I just wanted to attract your and your colleagues attention to the
fact that this part is not well tested, and probably other parts
around. And that there is an efficient instrument to test kernel code
-- syzkaller -- but it needs your help to do it.

>> Just yesterday I added descriptions for /dev/infiniband/rdma_cm API:
>> https://github.com/google/syzkaller/blob/master/sys/linux/rdma_cm.txt
>> This gave me ~10 different crashes immediately, but syzkaller wasn't
>> able to progress too far because for now all VMs crash on these
>> previous bugs within seconds.
>
> Expected, we had similar thing with /dev/infiniband/uverbs.

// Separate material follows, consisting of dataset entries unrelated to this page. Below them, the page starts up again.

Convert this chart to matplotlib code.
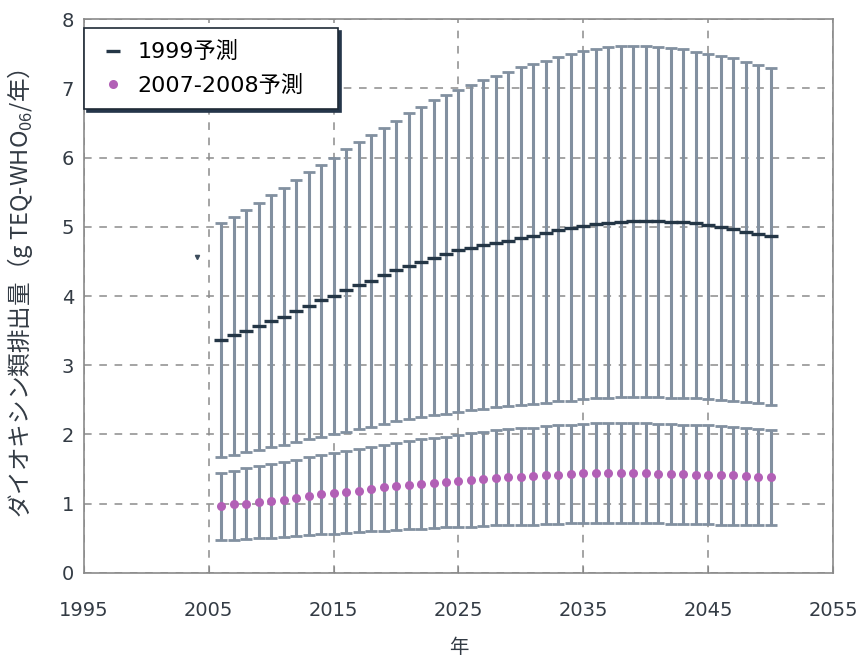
import numpy as np
import matplotlib.pyplot as plt

plt.rcParams['font.family'] = ['DejaVu Sans', 'Noto Sans CJK JP']
plt.rcParams['mathtext.fontset'] = 'custom'
plt.rcParams['mathtext.rm'] = 'Noto Sans CJK JP'

years = np.arange(2006, 2051)

# 1999予測: 平均値と上限・下限
mean_1999 = [3.37, 3.43, 3.50, 3.57, 3.64, 3.70, 3.78, 3.86, 3.94, 4.00,
             4.09, 4.16, 4.22, 4.30, 4.38, 4.44, 4.49, 4.55, 4.61, 4.66,
             4.70, 4.74, 4.77, 4.80, 4.84, 4.87, 4.91, 4.95, 4.98, 5.01,
             5.04, 5.05, 5.07, 5.08, 5.08, 5.08, 5.07, 5.07, 5.05, 5.02,
             5.00, 4.97, 4.93, 4.90, 4.87]
upper_1999 = [5.05, 5.14, 5.24, 5.35, 5.46, 5.56, 5.67, 5.79, 5.89, 6.00,
              6.12, 6.23, 6.33, 6.42, 6.53, 6.64, 6.73, 6.83, 6.90, 6.98,
              7.05, 7.12, 7.18, 7.24, 7.30, 7.35, 7.40, 7.45, 7.50, 7.54,
              7.57, 7.59, 7.61, 7.61, 7.61, 7.60, 7.58, 7.56, 7.53, 7.50,
              7.47, 7.44, 7.38, 7.34, 7.29]
lower_1999 = [1.68, 1.71, 1.75, 1.78, 1.82, 1.85, 1.89, 1.93, 1.97, 2.00,
              2.04, 2.08, 2.11, 2.15, 2.19, 2.22, 2.25, 2.28, 2.30, 2.33,
              2.35, 2.37, 2.39, 2.41, 2.43, 2.44, 2.46, 2.48, 2.49, 2.51,
              2.52, 2.53, 2.54, 2.54, 2.54, 2.54, 2.53, 2.53, 2.52, 2.51,
              2.50, 2.49, 2.47, 2.45, 2.43]

# 2007-2008予測
mean_0708 = [0.97, 0.99, 1.00, 1.02, 1.04, 1.06, 1.08, 1.11, 1.14, 1.15,
             1.17, 1.19, 1.21, 1.24, 1.25, 1.27, 1.29, 1.30, 1.32, 1.33,
             1.35, 1.36, 1.37, 1.39, 1.39, 1.40, 1.41, 1.42, 1.43, 1.44,
             1.44, 1.44, 1.44, 1.44, 1.44, 1.43, 1.43, 1.43, 1.42, 1.42,
             1.41, 1.41, 1.40, 1.39, 1.38]
upper_0708 = [1.44, 1.48, 1.51, 1.54, 1.57, 1.60, 1.63, 1.67, 1.70, 1.73,
              1.76, 1.79, 1.82, 1.85, 1.88, 1.91, 1.93, 1.95, 1.97, 1.99,
              2.02, 2.04, 2.06, 2.08, 2.09, 2.10, 2.12, 2.13, 2.14, 2.15,
              2.16, 2.16, 2.16, 2.16, 2.16, 2.15, 2.15, 2.14, 2.13, 2.13,
              2.12, 2.11, 2.10, 2.08, 2.07]
lower_0708 = [0.47, 0.48, 0.49, 0.50, 0.51, 0.52, 0.53, 0.55, 0.56, 0.57,
              0.58, 0.59, 0.60, 0.61, 0.62, 0.63, 0.64, 0.65, 0.66, 0.66,
              0.67, 0.68, 0.69, 0.69, 0.70, 0.70, 0.71, 0.71, 0.72, 0.72,
              0.72, 0.72, 0.72, 0.72, 0.72, 0.72, 0.71, 0.71, 0.71, 0.71,
              0.70, 0.70, 0.70, 0.69, 0.69]

# 2004年の単独点
year_2004 = [2004.05]
value_2004 = [4.57]

bar_col = '#8290a0'
txt_col = '#333b44'

def draw_range(ax, mean, upper, lower):
    mean = np.array(mean)
    err = [mean - np.array(lower), np.array(upper) - mean]
    ax.errorbar(years, mean, yerr=err, fmt='none', ecolor=bar_col,
                elinewidth=2.2, capsize=4.5, capthick=2, zorder=2)

fig = plt.figure(figsize=(8.63, 6.58), dpi=100)
ax = fig.add_axes([0.0973, 0.1292, 0.8679, 0.8419])

draw_range(ax, mean_1999, upper_1999, lower_1999)
draw_range(ax, mean_0708, upper_0708, lower_0708)

ax.plot(years, mean_1999, ls='', marker='_', ms=10, mew=2.4,
        color='#243646', label='1999予測', zorder=3)
ax.plot(years, mean_0708, ls='', marker='o', ms=6.5, mec='none',
        color='#b260b6', label='2007-2008予測', zorder=3)
ax.plot(year_2004, value_2004, ls='', marker='v', ms=3, color='#3c4c5c', zorder=3)

ax.set_xlim(1995, 2055)
ax.set_ylim(0, 8)
ax.set_xticks(np.arange(1995, 2056, 10))
ax.set_yticks(np.arange(0, 9, 1))

ax.set_axisbelow(True)
ax.grid(True, ls=(0, (5, 5)), color='#8c8c8c', lw=1.1)
for s in ax.spines.values():
    s.set_color('#8a8a8a')
    s.set_linewidth(1.2)

ax.tick_params(axis='x', direction='in', length=5, color='#8a8a8a',
               pad=20, labelsize=14, labelcolor=txt_col)
ax.tick_params(axis='y', length=0, pad=7, labelsize=14, labelcolor=txt_col)

ax.set_xlabel('年', fontsize=14, color=txt_col, labelpad=13)
ax.set_ylabel('ダイオキシン類排出量（g TEQ-WHO$_{06}$/年）', fontsize=17,
              family='Noto Sans CJK JP', color=txt_col)
ax.yaxis.set_label_coords(-0.066, 0.505)

leg = ax.legend(loc='upper left', bbox_to_anchor=(0.0, 0.0, 0.339, 0.984),
                mode='expand', fontsize=16,
                frameon=True, fancybox=False, shadow={'color': '#25364a', 'alpha': 1},
                handlelength=1.4, handletextpad=0.4, borderpad=0.6,
                labelspacing=0.55, borderaxespad=0.0)
leg.get_frame().set_edgecolor('#1f2a36')
leg.get_frame().set_linewidth(1.2)

fig.savefig('out.png', dpi=100)
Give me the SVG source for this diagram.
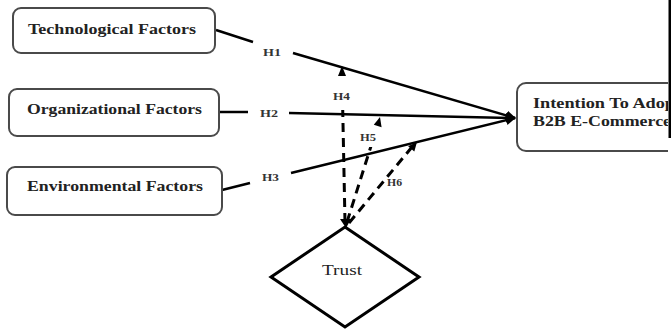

> See all my latest patches to RDMA with fixes.
>
>>
>> I am pretty sure syzkaller still does not test lots of other
>> rdma-related things, but there is no reason to believe that they
>> contain fewer bugs (like these easily exploitable bugs on
>> world-writable device).
>
> Right
>
>> In order to teach syzkaller to test other rdma stuff one needs to add
>> descriptions similar to the one above.
>>
>>
>> > But it is not clear to me why optval wasn't declared as u64.
>>
>> After deciphering the API (headers and sources really) I came to
>> conclusion that this is a pointer declared as u64 so that compat
>> interface is not different from normal one.
>>
>> This API deciphering is hard for somebody who has absolutely no idea
>> what's rdma whatsoever. So syzkaller descriptions not written by you
>> (rdma developers) tend to be low quality, e.g. one needs to figure out
>> that rdma_ucm_destroy_id.id needs to be an id of rdma_cm context of
>> mcast group id depending on command that that's previously returned in
>> this and that fields of responses to this and that commands. And if
>> this is messed up, syzkaller won't be able to chain meaningful syscall
>> sequences.
>
> Believe me, this RDMA thing is hard for RDMA developers too :)

Still, you are in a much better position to teach syzkaller to test this.